1. Article 203(1) of Council Regulation (EEC) No 2913/92 of 12 October 1992 establishing the Community Customs Code, as amended by Regulation (EC) No 648/2005 of the European Parliament and of the Council of 13 April 2005 must be interpreted as meaning that it does not apply where the total volume of the goods placed under the external Community transit procedure has not been presented to the customs office of destination provided for in that procedure, owing to the total destruction or irretrievable loss of some of the goods, which is proven to a satisfactory standard.

2. Article 204(1)(a) of Regulation No 2913/92, as amended by Regulation No 648/2005 must be interpreted as meaning that where the total volume of goods placed under the external Community transit procedure has not been produced at the customs office of destination laid down in that procedure owing to the total destruction or irretrievable loss of some of the goods, proven to a satisfactory standard, that situation, which constitutes the non-fulfilment of one of the obligations under that procedure, namely to produce goods intact at the customs office of destination, gives rise, in principle, to a customs debt on importation for the part of the goods which was not produced at that customs office.
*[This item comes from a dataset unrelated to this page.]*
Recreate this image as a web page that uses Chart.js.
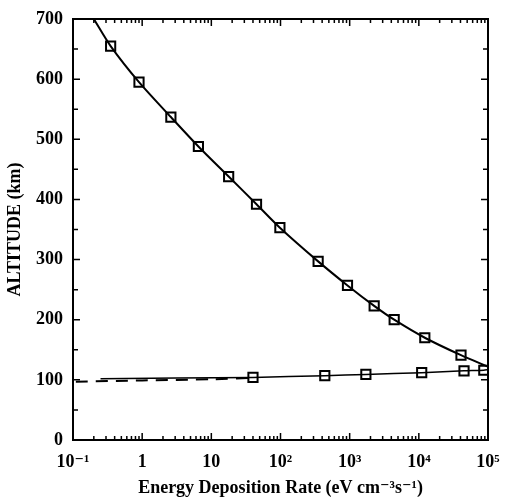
<!DOCTYPE html>
<html>
<head>
<meta charset="utf-8">
<script src="https://cdn.jsdelivr.net/npm/chart.js@4.4.1/dist/chart.umd.min.js"></script>
<style>
  html, body { margin: 0; padding: 0; background: #fff; }
  #wrap { width: 505px; height: 499px; }
</style>
</head>
<body>
<div id="wrap"><canvas id="chart" width="505" height="499"></canvas></div>
<script>
// Upper curve: marked points (rate in eV cm^-3 s^-1, altitude in km)
const upperRate = [0.2, 0.35, 0.9, 2.6, 6.5, 17.8, 45, 98, 350, 930, 2260, 4400, 12200, 40700, 100000];
const upperAlt  = [700, 655, 595, 537, 488, 438, 392, 353, 297, 257, 223, 200, 170, 141, 122];

// Lower curve (solid) with its markers
const lowerRate = [0.25, 40, 437, 1715, 11000, 45000, 87000, 100000];
const lowerAlt  = [102, 104, 107, 109, 112, 115, 116, 117];

// Dashed curve at low rates
const dashRate = [0.11, 1, 10, 35];
const dashAlt  = [97, 99, 101, 103];

// Axis ticks
const xTickValues = [0.1, 1, 10, 100, 1000, 10000, 100000];
const xTickLabels = ['10\u207B\u00B9', '1', '10', '10\u00B2', '10\u00B3', '10\u2074', '10\u2075'];
const yTickValues = [0, 100, 200, 300, 400, 500, 600, 700];

const FONT = '"Liberation Serif", "DejaVu Serif", serif';

function toPoints(xs, ys) {
    return xs.map((x, i) => ({ x: x, y: ys[i] }));
}

// marker only on the inner points, not on the line ends
function markerRadii(n, first, last) {
    return Array.from({ length: n }, (_, i) => (i < first || i > n - 1 - last) ? 0 : 6.5);
}

// Frame and inward tick marks on all four sides
const frameTicks = {
    id: 'frameTicks',
    afterDraw(chart) {
        const { ctx, chartArea: a, scales } = chart;
        ctx.save();
        ctx.strokeStyle = '#000';
        ctx.lineWidth = 2;
        ctx.strokeRect(a.left, a.top, a.right - a.left, a.bottom - a.top);

        ctx.lineWidth = 1.5;
        ctx.beginPath();
        // x: decades and 2..9 minors
        for (let e = -1; e <= 5; e++) {
            for (let m = 1; m <= 9; m++) {
                const v = m * Math.pow(10, e);
                if (v > 100000) break;
                const px = scales.x.getPixelForValue(v);
                const len = m === 1 ? 7 : 4;
                ctx.moveTo(px, a.bottom); ctx.lineTo(px, a.bottom - len);
                ctx.moveTo(px, a.top); ctx.lineTo(px, a.top + len);
            }
        }
        // y: every 50 km
        for (let v = 0; v <= 700; v += 50) {
            const py = scales.y.getPixelForValue(v);
            const len = v % 100 === 0 ? 7 : 5;
            ctx.moveTo(a.left, py); ctx.lineTo(a.left + len, py);
            ctx.moveTo(a.right, py); ctx.lineTo(a.right - len, py);
        }
        ctx.stroke();
        ctx.restore();
    }
};

new Chart(document.getElementById('chart').getContext('2d'), {
    type: 'line',
    data: {
        datasets: [
            {
                data: toPoints(upperRate, upperAlt),
                borderColor: '#000',
                borderWidth: 2,
                tension: 0.3,
                pointStyle: 'rect',
                pointRadius: markerRadii(upperRate.length, 1, 1),
                pointBorderColor: '#000',
                pointBorderWidth: 2,
                pointBackgroundColor: 'rgba(0,0,0,0)'
            },
            {
                data: toPoints(lowerRate, lowerAlt),
                borderColor: '#000',
                borderWidth: 1.5,
                tension: 0.2,
                pointStyle: 'rect',
                pointRadius: markerRadii(lowerRate.length, 1, 1),
                pointBorderColor: '#000',
                pointBorderWidth: 2,
                pointBackgroundColor: 'rgba(0,0,0,0)'
            },
            {
                data: toPoints(dashRate, dashAlt),
                borderColor: '#000',
                borderWidth: 2,
                borderDash: [12, 8],
                tension: 0.2,
                pointRadius: 0
            }
        ]
    },
    options: {
        responsive: false,
        animation: false,
        layout: { padding: { top: 19, right: 17, left: 0, bottom: 0 } },
        plugins: {
            legend: { display: false },
            tooltip: { enabled: false }
        },
        scales: {
            x: {
                type: 'logarithmic',
                min: 0.1,
                max: 100000,
                afterBuildTicks: scale => { scale.ticks = xTickValues.map(v => ({ value: v })); },
                afterFit: scale => {
                    scale.height = 59;
                    scale.paddingLeft = 0;
                    scale.paddingRight = 0;
                },
                grid: { display: false, drawTicks: false },
                border: { display: false },
                ticks: {
                    autoSkip: false,
                    maxRotation: 0,
                    padding: 12,
                    color: '#000',
                    font: { family: FONT, size: 18, weight: 'bold' },
                    callback: (value) => {
                        const i = xTickValues.indexOf(value);
                        return i >= 0 ? xTickLabels[i] : '';
                    }
                },
                title: {
                    display: true,
                    text: 'Energy Deposition Rate (eV cm\u207B\u00B3s\u207B\u00B9)',
                    color: '#000',
                    font: { family: FONT, size: 18, weight: 'bold' },
                    padding: { top: 4, bottom: 0 }
                }
            },
            y: {
                min: 0,
                max: 700,
                afterBuildTicks: scale => { scale.ticks = yTickValues.map(v => ({ value: v })); },
                afterFit: scale => {
                    scale.width = 73;
                    scale.paddingTop = 0;
                    scale.paddingBottom = 0;
                },
                grid: { display: false, drawTicks: false },
                border: { display: false },
                ticks: {
                    padding: 10,
                    color: '#000',
                    font: { family: FONT, size: 18, weight: 'bold' }
                },
                title: {
                    display: true,
                    text: 'ALTITUDE (km)',
                    color: '#000',
                    font: { family: FONT, size: 18, weight: 'bold' },
                    padding: { top: 5, bottom: 4 }
                }
            }
        }
    },
    plugins: [frameTicks]
});
</script>
</body>
</html>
It is for the national court to determine whether a circumstance such as damage to an unloading device meets, in the present case, the criteria of ‘force majeure’ or an ‘unforeseeable circumstance’, within the meaning of Article 206(1) of Regulation No 2913/92, as amended by Regulation No 648/2005, namely, whether it is an abnormal circumstance for a trader in the business of the transportation of liquid substances and extraneous to that trader, and whether the consequences could not have been avoided even if all due care had been exercised. In the context of that determination, that court must, in particular, take into account compliance, by operators such as the principal and the carrier, with the rules and obligations in force regarding the technical condition of tanks and the safety of transportation of liquid substances such as a solvent.

3. Article 2(1)(d) and Articles 70 and 71 of Council Directive 2006/112/EC of 28 November 2006 on the common system of value added tax must be interpreted as meaning that VAT is not due on the totally destroyed or irretrievably lost part of goods placed under the external Community transit procedure.

4. Article 96(1)(a) in conjunction with Article 204(1)(a) and (3) of Regulation No 2913/92, as amended by Regulation No 648/2005, must be interpreted as meaning that the principal is liable for the payment of the customs debt arising in relation to goods placed under the external Community transit procedure, even if the carrier did not fulfil the obligations to which he was subject under Article 96(2) of that regulation, in particular the requirement to produce those goods intact at the customs office of destination within the prescribed period.

5. Article 96(1)(a) and (2), Article 204(1)(a) and (3) and Article 213 of Regulation No 2913/92, as amended by Regulation No 648/2005, must be interpreted as meaning that the customs authority of a Member State is not obliged to declare the joint and several liability of the carrier who, together with the principal, must be regarded as liable for payment of the customs debt.